TI: What did national JACL do? So they made, at this meeting, a decision to seek the hearings. How did they communicate to the other chapters, or how did they know that this is what their membership wanted?

HM: Well, we had the redress committee meeting in San Francisco. And Raymond Okamura, there's a number of people there. And I had talked to Raymond before. And I knew what he was, he had done on the repeal of Title II, and lot of these independent actions that he took upon himself. So I said to Raymond -- he says, "You guys have lost your" -- what did he call it? He inferred that we lost our initiative and we weren't pursuing the redress process rigorously enough, and it's time for somebody else to take over.
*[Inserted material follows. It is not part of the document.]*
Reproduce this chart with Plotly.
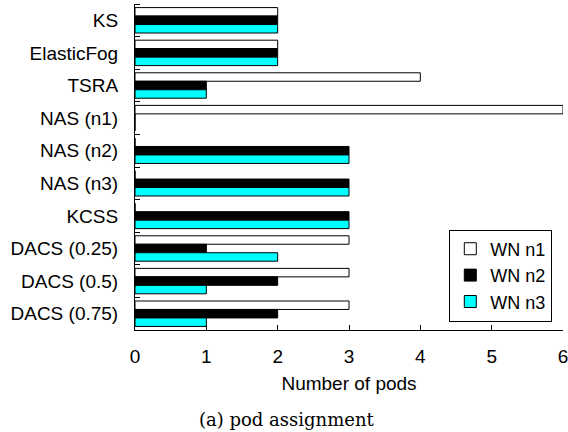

And I didn't disagree with him because I was, I was out of it for quite a while. But I thought we had his support. But when it came down to the vote, whether or not we would go along with the commission thing or go ahead with the way that the national convention dictated, and how the national board had indicated, Raymond voted for the other side. And then the other person that was voting on our side, he voted also for the commission approach.

TI: So Seattle was, or you were, I mean, essentially isolated?

HM: Yeah. Ron and I were the only ones that said, "We won't go along with that. We've come this far." We shouldn't have somebody in Congress dictate to us what we should be doing. We should take it upon ourselves and have a referendum amongst Japanese Americans, and say, "Well, what route do you want to take?" Make it a real democratic process. I hate for somebody in Congress to tell me how I should behave, and how I should vote, and how I should think. That is not within my realm of what I consider constitutional government. But if you look at Senator Inouye's history and his book that came out long time ago, he emulated Lyndon Baines Johnson as a model of political expediency, proficiency, a model of political strength. Well, if he's using that kind of model, then I daresay our principles and our priorities are kind of different. But, you know that's the way politics are, I guess.